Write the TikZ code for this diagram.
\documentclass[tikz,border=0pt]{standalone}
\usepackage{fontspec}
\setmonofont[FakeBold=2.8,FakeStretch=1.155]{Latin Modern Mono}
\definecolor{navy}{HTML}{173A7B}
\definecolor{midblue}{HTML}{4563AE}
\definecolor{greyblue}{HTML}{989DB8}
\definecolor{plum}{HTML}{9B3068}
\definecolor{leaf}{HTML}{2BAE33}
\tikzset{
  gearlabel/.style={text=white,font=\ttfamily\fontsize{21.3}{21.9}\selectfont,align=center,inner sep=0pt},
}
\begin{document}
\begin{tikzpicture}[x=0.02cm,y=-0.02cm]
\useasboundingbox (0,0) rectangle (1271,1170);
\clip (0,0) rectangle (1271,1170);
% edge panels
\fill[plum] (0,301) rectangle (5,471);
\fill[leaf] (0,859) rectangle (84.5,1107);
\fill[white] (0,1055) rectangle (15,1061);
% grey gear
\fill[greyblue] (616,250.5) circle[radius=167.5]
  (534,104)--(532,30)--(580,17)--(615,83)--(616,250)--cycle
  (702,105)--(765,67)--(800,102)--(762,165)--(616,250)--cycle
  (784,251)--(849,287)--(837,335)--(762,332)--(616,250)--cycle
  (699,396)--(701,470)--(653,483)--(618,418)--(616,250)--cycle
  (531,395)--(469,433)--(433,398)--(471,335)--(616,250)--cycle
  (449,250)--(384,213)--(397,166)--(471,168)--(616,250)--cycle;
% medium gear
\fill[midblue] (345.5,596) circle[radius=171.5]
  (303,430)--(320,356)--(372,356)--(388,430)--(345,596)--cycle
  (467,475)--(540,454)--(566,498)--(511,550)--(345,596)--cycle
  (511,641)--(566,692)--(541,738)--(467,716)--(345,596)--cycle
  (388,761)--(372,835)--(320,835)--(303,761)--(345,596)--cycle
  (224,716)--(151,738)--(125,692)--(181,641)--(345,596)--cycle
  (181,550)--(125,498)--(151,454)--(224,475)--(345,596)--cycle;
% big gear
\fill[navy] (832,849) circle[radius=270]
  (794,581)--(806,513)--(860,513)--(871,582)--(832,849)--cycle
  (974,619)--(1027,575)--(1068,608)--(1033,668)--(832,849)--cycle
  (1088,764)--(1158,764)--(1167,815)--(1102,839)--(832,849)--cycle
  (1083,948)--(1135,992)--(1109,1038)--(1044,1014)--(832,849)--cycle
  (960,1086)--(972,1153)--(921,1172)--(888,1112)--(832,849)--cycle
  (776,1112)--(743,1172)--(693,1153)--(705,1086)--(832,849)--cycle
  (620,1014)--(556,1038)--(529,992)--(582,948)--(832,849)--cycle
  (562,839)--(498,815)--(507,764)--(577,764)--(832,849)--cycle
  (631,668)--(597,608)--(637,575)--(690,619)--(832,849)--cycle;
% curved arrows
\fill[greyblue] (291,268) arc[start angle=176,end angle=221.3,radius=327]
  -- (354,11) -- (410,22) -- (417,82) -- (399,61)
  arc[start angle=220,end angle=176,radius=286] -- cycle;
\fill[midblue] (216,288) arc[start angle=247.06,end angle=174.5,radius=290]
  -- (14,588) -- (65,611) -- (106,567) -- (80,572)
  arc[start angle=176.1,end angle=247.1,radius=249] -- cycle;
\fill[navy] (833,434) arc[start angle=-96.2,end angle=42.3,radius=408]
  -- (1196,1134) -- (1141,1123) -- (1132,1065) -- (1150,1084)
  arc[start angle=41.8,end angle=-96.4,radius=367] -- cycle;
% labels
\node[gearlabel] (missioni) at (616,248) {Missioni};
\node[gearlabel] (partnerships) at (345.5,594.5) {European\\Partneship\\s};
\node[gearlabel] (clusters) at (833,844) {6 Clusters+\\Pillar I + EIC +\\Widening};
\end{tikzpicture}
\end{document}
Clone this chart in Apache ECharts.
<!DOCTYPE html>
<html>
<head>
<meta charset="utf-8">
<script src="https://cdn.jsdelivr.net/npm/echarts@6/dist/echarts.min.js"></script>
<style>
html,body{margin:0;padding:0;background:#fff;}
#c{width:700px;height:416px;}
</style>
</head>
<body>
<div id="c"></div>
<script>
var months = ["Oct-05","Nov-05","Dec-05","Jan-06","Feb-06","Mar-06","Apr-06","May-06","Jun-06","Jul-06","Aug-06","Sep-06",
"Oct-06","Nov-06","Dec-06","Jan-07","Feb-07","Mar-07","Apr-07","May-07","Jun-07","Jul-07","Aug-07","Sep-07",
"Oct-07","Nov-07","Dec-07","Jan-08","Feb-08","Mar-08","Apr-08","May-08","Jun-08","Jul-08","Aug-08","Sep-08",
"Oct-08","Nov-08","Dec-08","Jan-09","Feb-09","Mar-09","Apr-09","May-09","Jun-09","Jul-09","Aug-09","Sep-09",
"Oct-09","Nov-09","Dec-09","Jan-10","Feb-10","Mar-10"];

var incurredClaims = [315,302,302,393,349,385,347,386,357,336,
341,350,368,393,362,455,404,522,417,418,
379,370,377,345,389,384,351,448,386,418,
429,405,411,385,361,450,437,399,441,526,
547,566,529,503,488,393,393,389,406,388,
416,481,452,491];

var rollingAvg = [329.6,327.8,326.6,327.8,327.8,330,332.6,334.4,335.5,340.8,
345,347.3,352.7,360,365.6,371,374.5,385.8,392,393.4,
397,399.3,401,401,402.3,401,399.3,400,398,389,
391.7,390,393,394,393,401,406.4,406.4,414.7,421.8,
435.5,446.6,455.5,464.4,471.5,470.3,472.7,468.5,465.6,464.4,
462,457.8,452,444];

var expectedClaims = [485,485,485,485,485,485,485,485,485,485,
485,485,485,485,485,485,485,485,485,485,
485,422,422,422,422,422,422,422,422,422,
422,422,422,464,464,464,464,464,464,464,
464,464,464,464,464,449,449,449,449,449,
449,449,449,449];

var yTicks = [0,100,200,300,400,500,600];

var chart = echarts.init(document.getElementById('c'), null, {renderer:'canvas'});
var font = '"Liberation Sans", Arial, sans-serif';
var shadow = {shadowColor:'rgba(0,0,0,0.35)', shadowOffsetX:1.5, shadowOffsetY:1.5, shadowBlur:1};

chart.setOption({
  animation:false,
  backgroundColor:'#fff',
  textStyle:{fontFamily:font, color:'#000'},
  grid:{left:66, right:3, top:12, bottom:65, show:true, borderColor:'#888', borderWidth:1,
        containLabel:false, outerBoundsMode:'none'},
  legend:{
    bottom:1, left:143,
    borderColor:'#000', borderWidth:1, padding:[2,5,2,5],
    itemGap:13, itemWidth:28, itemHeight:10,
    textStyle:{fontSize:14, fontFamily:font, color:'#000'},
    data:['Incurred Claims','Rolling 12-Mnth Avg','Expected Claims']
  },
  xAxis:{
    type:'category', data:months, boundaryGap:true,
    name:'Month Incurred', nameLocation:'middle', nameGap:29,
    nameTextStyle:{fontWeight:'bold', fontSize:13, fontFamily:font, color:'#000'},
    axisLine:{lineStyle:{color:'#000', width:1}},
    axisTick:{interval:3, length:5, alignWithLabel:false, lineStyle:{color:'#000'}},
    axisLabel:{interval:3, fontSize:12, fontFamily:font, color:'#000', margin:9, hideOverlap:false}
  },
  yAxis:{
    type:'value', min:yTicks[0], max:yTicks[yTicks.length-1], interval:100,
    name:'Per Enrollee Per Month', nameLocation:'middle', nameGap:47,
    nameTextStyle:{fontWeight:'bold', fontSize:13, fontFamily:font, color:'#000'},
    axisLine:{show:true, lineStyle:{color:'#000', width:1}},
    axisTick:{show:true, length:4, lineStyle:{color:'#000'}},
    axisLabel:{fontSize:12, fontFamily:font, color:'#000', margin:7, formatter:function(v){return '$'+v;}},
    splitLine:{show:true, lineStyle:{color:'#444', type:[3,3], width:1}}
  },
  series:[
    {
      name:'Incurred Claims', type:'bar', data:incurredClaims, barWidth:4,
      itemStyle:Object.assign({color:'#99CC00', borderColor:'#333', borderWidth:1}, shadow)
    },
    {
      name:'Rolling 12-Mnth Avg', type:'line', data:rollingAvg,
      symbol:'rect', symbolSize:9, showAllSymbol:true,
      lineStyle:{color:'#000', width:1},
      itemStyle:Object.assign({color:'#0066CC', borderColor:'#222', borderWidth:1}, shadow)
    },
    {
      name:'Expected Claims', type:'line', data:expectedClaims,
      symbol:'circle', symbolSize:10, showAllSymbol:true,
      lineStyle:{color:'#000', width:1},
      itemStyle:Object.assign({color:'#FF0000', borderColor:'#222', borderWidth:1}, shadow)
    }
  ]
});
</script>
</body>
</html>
---
◆ **Written exercise**
Each line that contains the word "this" counts toward the total; give only that total.

◆ **Task solution**
2